Родин ухмыльнулся, покачав головой, проворно сбежал по ступенькам и запрыгнул в коляску. По дороге долго думал про мадам Ледянскую. Голос с хрипотцой, низкий и приятный, а сама какая-то вся угловатая, нескладная. Одевается в черное, что только подчеркивает ее изможденную худобу, а выдающую возраст шею прячет под затейливым разноцветным боа.
«Что же ее может беспокоить? Снова депрессия, если только она всерьез заболела, а не просто внимание привлекает, – думал он, поймав себя на мысли, что ему почему-то стало ее немного жаль. – Судя по резким сменам настроения и густой вуали, под которой без труда угадываются красные от слез глаза, дело может быть в кокаиновой зависимости или мигренях. Впрочем, одно другого не исключает. Как непросто, должно быть, ходить в старых девах: душа еще цветет, как яблонька по весне, а тело уже огорчает первыми признаками старения…»

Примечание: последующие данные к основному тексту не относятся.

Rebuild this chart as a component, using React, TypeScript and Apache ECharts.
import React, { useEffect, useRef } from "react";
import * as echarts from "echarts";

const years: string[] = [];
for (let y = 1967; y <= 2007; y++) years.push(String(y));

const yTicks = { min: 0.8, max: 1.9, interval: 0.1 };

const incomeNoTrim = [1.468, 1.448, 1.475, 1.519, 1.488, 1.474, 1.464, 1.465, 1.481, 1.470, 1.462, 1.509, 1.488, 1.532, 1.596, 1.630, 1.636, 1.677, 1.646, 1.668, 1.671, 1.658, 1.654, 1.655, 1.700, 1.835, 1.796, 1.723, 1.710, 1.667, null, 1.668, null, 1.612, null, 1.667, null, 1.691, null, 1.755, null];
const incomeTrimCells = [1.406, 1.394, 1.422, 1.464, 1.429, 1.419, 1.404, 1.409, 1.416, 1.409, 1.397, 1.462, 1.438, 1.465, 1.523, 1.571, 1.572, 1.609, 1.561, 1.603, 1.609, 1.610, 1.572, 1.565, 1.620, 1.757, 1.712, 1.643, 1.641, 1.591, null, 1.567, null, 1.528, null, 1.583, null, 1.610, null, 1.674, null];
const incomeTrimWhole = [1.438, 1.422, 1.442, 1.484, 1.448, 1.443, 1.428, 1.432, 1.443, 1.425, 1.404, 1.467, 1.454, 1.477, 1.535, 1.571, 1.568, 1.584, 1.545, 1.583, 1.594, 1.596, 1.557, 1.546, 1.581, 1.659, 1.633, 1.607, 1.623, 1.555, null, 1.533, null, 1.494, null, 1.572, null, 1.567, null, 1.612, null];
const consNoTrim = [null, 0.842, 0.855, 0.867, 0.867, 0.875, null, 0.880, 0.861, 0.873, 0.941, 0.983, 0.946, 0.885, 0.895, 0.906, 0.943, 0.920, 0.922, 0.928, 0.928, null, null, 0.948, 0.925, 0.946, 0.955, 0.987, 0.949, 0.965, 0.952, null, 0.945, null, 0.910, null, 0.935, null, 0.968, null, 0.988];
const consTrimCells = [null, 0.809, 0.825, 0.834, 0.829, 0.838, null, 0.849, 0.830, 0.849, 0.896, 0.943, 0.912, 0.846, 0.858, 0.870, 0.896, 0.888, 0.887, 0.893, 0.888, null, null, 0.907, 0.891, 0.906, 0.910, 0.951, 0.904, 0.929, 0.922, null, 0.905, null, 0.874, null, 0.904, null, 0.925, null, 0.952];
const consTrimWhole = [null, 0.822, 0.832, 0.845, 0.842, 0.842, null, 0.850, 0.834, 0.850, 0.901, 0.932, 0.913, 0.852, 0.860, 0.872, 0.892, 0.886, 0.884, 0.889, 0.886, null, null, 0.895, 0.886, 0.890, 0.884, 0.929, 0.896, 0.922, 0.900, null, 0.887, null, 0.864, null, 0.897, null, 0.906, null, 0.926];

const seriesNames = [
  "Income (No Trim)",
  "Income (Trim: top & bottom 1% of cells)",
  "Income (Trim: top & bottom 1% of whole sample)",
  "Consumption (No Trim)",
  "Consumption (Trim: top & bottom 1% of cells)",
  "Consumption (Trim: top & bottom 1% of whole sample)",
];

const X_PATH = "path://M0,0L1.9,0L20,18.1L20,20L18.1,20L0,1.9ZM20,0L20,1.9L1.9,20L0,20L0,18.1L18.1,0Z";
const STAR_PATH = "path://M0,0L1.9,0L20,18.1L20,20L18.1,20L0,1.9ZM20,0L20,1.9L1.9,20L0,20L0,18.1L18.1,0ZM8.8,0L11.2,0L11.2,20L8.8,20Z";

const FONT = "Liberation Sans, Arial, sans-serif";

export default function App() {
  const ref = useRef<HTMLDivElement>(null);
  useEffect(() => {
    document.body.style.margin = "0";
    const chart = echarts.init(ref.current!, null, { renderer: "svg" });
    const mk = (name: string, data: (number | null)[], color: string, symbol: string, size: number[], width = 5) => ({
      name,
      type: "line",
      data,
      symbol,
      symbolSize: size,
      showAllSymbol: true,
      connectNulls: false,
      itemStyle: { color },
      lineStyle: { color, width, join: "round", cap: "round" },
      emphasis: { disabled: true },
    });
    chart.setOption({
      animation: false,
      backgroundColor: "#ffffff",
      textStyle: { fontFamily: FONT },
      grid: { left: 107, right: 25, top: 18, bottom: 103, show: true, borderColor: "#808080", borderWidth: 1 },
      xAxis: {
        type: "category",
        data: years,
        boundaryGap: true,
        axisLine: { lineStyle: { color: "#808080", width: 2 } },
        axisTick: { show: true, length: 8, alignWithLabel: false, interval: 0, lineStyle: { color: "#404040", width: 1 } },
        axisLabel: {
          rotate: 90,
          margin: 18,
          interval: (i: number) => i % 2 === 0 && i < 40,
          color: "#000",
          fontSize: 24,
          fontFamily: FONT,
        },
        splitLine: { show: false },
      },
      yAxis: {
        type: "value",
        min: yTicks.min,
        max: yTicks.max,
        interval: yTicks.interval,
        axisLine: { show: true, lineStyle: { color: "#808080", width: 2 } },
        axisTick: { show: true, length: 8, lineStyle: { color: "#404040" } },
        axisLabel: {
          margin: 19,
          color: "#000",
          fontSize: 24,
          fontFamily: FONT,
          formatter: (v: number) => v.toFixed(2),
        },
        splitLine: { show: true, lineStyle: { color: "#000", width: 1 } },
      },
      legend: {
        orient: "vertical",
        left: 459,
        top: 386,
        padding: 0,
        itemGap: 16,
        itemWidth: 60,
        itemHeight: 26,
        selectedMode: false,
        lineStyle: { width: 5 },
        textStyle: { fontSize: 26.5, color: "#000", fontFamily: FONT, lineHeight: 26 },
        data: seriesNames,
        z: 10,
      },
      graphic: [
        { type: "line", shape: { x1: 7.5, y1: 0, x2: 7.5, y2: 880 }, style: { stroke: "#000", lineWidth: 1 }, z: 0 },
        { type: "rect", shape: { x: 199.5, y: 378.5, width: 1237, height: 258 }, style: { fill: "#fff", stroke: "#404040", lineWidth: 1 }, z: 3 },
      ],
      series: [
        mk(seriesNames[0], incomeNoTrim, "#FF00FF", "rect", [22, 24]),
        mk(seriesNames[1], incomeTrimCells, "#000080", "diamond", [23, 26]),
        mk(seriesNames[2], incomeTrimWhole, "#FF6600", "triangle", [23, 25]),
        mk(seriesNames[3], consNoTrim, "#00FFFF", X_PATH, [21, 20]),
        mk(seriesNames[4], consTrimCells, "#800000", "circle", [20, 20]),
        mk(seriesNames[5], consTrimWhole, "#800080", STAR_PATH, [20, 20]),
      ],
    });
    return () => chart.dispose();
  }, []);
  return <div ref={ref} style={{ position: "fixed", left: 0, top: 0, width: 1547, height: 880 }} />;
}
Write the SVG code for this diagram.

Родин еще посокрушался немного по слегка навязчивой и, по-видимому, очень несчастной Елизавете и принял решение оказать ей самый теплый прием, задействовав все свои душевные и профессиональные ресурсы.
Глава третья
Раннее утреннее солнце заглядывало в высокие окна докторского дома. Родин, усевшись за свой стол и изучая список дел на день, допивал ароматный кофе. Сегодня к нему записалась на прием Ледянская – причем время ей было назначено непривычно раннее. Родин хмыкнул.
Елизавета Николаевна Ледянская была известной в Старокузнецке персоной. Уже не юная, зато с возрастом не просто узнавшая, а сама назначившая себе цену дама была местной поэтессой. Модные веяния доходили и до глухой провинции, поэтому Ледянская была в курсе всех последних тенденций и ваяла свой образ и стихи в сообразности с ними.
Последние несколько лет, после долгого увлечения темой тяжелой крестьянской жизни, закрепощенности простых женщин и освобождения простого народа от гнета тяжкой работы, поэтесса из демократки суфражистского толка эволюционировала в романтическую даму с примесью модного декаданса.
Теперь она воздыхала по рыцарским романам, одевалась в подчеркивающие ее в чем-то даже болезненную худобу платья, рассуждала о трагической судьбе женщины, склонной к тонким чувствам, страдала о несовершенстве, подлости и низости окружающего мира, а также интриговала весь город стихами о некой запретной и тайной любви.